_WHAT YOU HAVE TO DO_:
Quote all lines below exactly. Images stay out.

_DATASET EXTRACT_:

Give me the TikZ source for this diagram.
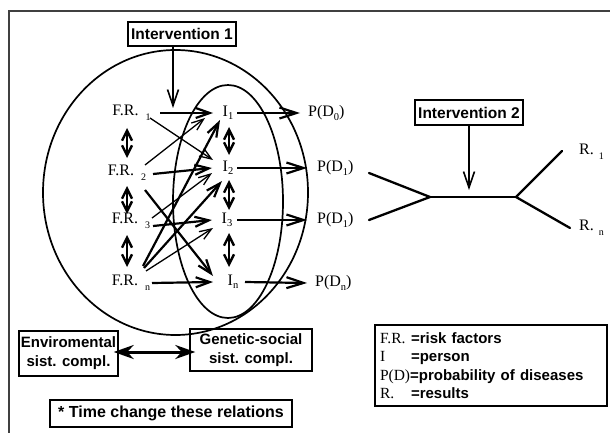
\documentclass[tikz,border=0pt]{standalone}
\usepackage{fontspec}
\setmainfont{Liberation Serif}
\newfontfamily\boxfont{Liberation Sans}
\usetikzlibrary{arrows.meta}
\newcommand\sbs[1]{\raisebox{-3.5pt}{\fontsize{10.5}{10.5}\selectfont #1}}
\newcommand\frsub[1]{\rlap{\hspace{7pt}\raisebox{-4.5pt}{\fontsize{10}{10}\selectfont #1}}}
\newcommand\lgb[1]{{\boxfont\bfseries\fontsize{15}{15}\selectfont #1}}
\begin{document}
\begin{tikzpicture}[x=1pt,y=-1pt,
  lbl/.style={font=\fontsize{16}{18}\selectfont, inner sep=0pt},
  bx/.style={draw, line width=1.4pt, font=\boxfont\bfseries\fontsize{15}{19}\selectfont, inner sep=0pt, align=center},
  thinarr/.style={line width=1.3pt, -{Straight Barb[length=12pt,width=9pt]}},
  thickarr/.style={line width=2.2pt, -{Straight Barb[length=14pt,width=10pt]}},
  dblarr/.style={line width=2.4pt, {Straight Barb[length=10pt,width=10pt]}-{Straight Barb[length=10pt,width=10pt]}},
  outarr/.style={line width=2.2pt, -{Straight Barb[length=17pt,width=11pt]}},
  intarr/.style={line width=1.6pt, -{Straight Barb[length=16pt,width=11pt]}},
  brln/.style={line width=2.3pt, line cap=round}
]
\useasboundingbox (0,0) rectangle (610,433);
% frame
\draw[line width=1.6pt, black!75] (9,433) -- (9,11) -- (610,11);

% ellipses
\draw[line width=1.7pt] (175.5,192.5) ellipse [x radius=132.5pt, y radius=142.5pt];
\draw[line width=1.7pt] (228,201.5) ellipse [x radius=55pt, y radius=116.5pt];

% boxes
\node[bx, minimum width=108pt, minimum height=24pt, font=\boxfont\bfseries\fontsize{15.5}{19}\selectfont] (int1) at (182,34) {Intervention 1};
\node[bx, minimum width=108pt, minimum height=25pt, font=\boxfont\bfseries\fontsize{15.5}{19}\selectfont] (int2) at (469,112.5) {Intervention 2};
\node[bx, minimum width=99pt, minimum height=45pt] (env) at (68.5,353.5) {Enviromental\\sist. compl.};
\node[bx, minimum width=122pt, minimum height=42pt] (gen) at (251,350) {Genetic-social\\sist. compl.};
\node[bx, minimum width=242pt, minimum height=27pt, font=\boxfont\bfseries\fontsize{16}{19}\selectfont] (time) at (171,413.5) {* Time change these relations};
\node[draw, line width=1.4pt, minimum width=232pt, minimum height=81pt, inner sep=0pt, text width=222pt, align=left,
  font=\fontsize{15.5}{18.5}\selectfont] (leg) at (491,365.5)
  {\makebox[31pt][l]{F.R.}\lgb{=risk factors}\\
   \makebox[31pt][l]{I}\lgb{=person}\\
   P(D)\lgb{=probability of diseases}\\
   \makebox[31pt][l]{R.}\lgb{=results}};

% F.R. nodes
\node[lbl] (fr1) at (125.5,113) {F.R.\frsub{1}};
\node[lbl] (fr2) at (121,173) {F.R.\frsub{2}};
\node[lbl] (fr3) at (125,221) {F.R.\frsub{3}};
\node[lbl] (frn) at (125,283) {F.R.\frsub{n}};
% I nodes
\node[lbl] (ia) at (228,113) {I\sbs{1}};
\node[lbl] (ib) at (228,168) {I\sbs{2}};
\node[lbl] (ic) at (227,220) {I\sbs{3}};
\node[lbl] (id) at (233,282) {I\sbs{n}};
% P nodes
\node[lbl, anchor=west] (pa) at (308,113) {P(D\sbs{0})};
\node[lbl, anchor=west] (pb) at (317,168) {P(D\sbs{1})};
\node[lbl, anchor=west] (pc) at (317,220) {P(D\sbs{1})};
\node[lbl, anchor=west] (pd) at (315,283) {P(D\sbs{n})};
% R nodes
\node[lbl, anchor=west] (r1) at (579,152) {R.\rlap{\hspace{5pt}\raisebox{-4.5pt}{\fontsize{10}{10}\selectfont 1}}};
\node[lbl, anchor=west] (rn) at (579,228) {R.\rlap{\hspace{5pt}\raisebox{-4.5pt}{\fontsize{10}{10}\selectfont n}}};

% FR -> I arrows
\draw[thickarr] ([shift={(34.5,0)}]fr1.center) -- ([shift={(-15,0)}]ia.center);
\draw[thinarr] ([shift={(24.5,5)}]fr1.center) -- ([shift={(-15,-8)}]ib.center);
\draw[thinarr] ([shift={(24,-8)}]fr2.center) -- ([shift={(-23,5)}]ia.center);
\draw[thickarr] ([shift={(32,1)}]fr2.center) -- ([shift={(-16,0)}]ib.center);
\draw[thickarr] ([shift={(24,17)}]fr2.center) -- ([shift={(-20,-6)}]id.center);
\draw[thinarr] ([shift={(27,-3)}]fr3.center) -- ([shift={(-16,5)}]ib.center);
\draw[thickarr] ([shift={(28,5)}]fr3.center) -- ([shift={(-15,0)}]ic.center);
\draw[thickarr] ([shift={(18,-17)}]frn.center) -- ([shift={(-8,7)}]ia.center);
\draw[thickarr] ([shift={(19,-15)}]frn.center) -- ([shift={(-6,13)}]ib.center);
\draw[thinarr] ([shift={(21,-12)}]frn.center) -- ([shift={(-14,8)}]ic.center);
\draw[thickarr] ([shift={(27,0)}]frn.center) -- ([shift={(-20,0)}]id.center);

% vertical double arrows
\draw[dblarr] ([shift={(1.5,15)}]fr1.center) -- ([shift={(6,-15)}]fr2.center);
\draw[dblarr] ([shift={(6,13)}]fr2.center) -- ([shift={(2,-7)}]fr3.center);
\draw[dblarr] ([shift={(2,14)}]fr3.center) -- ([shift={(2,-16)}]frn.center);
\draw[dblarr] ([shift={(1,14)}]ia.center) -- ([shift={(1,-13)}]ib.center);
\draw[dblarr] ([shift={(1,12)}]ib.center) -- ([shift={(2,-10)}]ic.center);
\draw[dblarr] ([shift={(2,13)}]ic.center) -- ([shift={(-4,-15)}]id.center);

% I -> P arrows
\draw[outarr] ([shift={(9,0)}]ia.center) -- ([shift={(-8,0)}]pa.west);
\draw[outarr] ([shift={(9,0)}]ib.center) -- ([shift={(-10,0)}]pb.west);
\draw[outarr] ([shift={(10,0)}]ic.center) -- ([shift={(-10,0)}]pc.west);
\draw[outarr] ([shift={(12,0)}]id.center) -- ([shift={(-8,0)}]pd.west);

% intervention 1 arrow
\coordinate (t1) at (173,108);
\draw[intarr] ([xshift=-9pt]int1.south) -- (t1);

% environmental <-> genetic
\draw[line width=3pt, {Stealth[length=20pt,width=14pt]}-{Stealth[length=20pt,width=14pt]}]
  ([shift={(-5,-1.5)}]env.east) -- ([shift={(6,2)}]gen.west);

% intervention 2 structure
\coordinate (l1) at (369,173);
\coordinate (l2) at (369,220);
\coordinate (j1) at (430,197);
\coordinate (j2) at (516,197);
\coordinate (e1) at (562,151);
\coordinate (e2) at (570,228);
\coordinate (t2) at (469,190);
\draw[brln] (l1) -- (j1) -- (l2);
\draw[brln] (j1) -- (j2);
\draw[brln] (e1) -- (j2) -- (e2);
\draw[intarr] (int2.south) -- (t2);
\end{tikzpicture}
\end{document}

_PROBLEM SOLUTION_:
Give me the TikZ source for this diagram.
\documentclass[tikz,border=0pt]{standalone}
\usepackage{fontspec}
\setmainfont{Liberation Serif}
\newfontfamily\boxfont{Liberation Sans}
\usetikzlibrary{arrows.meta}
\newcommand\sbs[1]{\raisebox{-3.5pt}{\fontsize{10.5}{10.5}\selectfont #1}}
\newcommand\frsub[1]{\rlap{\hspace{7pt}\raisebox{-4.5pt}{\fontsize{10}{10}\selectfont #1}}}
\newcommand\lgb[1]{{\boxfont\bfseries\fontsize{15}{15}\selectfont #1}}
\begin{document}
\begin{tikzpicture}[x=1pt,y=-1pt,
  lbl/.style={font=\fontsize{16}{18}\selectfont, inner sep=0pt},
  bx/.style={draw, line width=1.4pt, font=\boxfont\bfseries\fontsize{15}{19}\selectfont, inner sep=0pt, align=center},
  thinarr/.style={line width=1.3pt, -{Straight Barb[length=12pt,width=9pt]}},
  thickarr/.style={line width=2.2pt, -{Straight Barb[length=14pt,width=10pt]}},
  dblarr/.style={line width=2.4pt, {Straight Barb[length=10pt,width=10pt]}-{Straight Barb[length=10pt,width=10pt]}},
  outarr/.style={line width=2.2pt, -{Straight Barb[length=17pt,width=11pt]}},
  intarr/.style={line width=1.6pt, -{Straight Barb[length=16pt,width=11pt]}},
  brln/.style={line width=2.3pt, line cap=round}
]
\useasboundingbox (0,0) rectangle (610,433);
% frame
\draw[line width=1.6pt, black!75] (9,433) -- (9,11) -- (610,11);

% ellipses
\draw[line width=1.7pt] (175.5,192.5) ellipse [x radius=132.5pt, y radius=142.5pt];
\draw[line width=1.7pt] (228,201.5) ellipse [x radius=55pt, y radius=116.5pt];

% boxes
\node[bx, minimum width=108pt, minimum height=24pt, font=\boxfont\bfseries\fontsize{15.5}{19}\selectfont] (int1) at (182,34) {Intervention 1};
\node[bx, minimum width=108pt, minimum height=25pt, font=\boxfont\bfseries\fontsize{15.5}{19}\selectfont] (int2) at (469,112.5) {Intervention 2};
\node[bx, minimum width=99pt, minimum height=45pt] (env) at (68.5,353.5) {Enviromental\\sist. compl.};
\node[bx, minimum width=122pt, minimum height=42pt] (gen) at (251,350) {Genetic-social\\sist. compl.};
\node[bx, minimum width=242pt, minimum height=27pt, font=\boxfont\bfseries\fontsize{16}{19}\selectfont] (time) at (171,413.5) {* Time change these relations};
\node[draw, line width=1.4pt, minimum width=232pt, minimum height=81pt, inner sep=0pt, text width=222pt, align=left,
  font=\fontsize{15.5}{18.5}\selectfont] (leg) at (491,365.5)
  {\makebox[31pt][l]{F.R.}\lgb{=risk factors}\\
   \makebox[31pt][l]{I}\lgb{=person}\\
   P(D)\lgb{=probability of diseases}\\
   \makebox[31pt][l]{R.}\lgb{=results}};

% F.R. nodes
\node[lbl] (fr1) at (125.5,113) {F.R.\frsub{1}};
\node[lbl] (fr2) at (121,173) {F.R.\frsub{2}};
\node[lbl] (fr3) at (125,221) {F.R.\frsub{3}};
\node[lbl] (frn) at (125,283) {F.R.\frsub{n}};
% I nodes
\node[lbl] (ia) at (228,113) {I\sbs{1}};
\node[lbl] (ib) at (228,168) {I\sbs{2}};
\node[lbl] (ic) at (227,220) {I\sbs{3}};
\node[lbl] (id) at (233,282) {I\sbs{n}};
% P nodes
\node[lbl, anchor=west] (pa) at (308,113) {P(D\sbs{0})};
\node[lbl, anchor=west] (pb) at (317,168) {P(D\sbs{1})};
\node[lbl, anchor=west] (pc) at (317,220) {P(D\sbs{1})};
\node[lbl, anchor=west] (pd) at (315,283) {P(D\sbs{n})};
% R nodes
\node[lbl, anchor=west] (r1) at (579,152) {R.\rlap{\hspace{5pt}\raisebox{-4.5pt}{\fontsize{10}{10}\selectfont 1}}};
\node[lbl, anchor=west] (rn) at (579,228) {R.\rlap{\hspace{5pt}\raisebox{-4.5pt}{\fontsize{10}{10}\selectfont n}}};

% FR -> I arrows
\draw[thickarr] ([shift={(34.5,0)}]fr1.center) -- ([shift={(-15,0)}]ia.center);
\draw[thinarr] ([shift={(24.5,5)}]fr1.center) -- ([shift={(-15,-8)}]ib.center);
\draw[thinarr] ([shift={(24,-8)}]fr2.center) -- ([shift={(-23,5)}]ia.center);
\draw[thickarr] ([shift={(32,1)}]fr2.center) -- ([shift={(-16,0)}]ib.center);
\draw[thickarr] ([shift={(24,17)}]fr2.center) -- ([shift={(-20,-6)}]id.center);
\draw[thinarr] ([shift={(27,-3)}]fr3.center) -- ([shift={(-16,5)}]ib.center);
\draw[thickarr] ([shift={(28,5)}]fr3.center) -- ([shift={(-15,0)}]ic.center);
\draw[thickarr] ([shift={(18,-17)}]frn.center) -- ([shift={(-8,7)}]ia.center);
\draw[thickarr] ([shift={(19,-15)}]frn.center) -- ([shift={(-6,13)}]ib.center);
\draw[thinarr] ([shift={(21,-12)}]frn.center) -- ([shift={(-14,8)}]ic.center);
\draw[thickarr] ([shift={(27,0)}]frn.center) -- ([shift={(-20,0)}]id.center);

% vertical double arrows
\draw[dblarr] ([shift={(1.5,15)}]fr1.center) -- ([shift={(6,-15)}]fr2.center);
\draw[dblarr] ([shift={(6,13)}]fr2.center) -- ([shift={(2,-7)}]fr3.center);
\draw[dblarr] ([shift={(2,14)}]fr3.center) -- ([shift={(2,-16)}]frn.center);
\draw[dblarr] ([shift={(1,14)}]ia.center) -- ([shift={(1,-13)}]ib.center);
\draw[dblarr] ([shift={(1,12)}]ib.center) -- ([shift={(2,-10)}]ic.center);
\draw[dblarr] ([shift={(2,13)}]ic.center) -- ([shift={(-4,-15)}]id.center);

% I -> P arrows
\draw[outarr] ([shift={(9,0)}]ia.center) -- ([shift={(-8,0)}]pa.west);
\draw[outarr] ([shift={(9,0)}]ib.center) -- ([shift={(-10,0)}]pb.west);
\draw[outarr] ([shift={(10,0)}]ic.center) -- ([shift={(-10,0)}]pc.west);
\draw[outarr] ([shift={(12,0)}]id.center) -- ([shift={(-8,0)}]pd.west);

% intervention 1 arrow
\coordinate (t1) at (173,108);
\draw[intarr] ([xshift=-9pt]int1.south) -- (t1);

% environmental <-> genetic
\draw[line width=3pt, {Stealth[length=20pt,width=14pt]}-{Stealth[length=20pt,width=14pt]}]
  ([shift={(-5,-1.5)}]env.east) -- ([shift={(6,2)}]gen.west);

% intervention 2 structure
\coordinate (l1) at (369,173);
\coordinate (l2) at (369,220);
\coordinate (j1) at (430,197);
\coordinate (j2) at (516,197);
\coordinate (e1) at (562,151);
\coordinate (e2) at (570,228);
\coordinate (t2) at (469,190);
\draw[brln] (l1) -- (j1) -- (l2);
\draw[brln] (j1) -- (j2);
\draw[brln] (e1) -- (j2) -- (e2);
\draw[intarr] (int2.south) -- (t2);
\end{tikzpicture}
\end{document}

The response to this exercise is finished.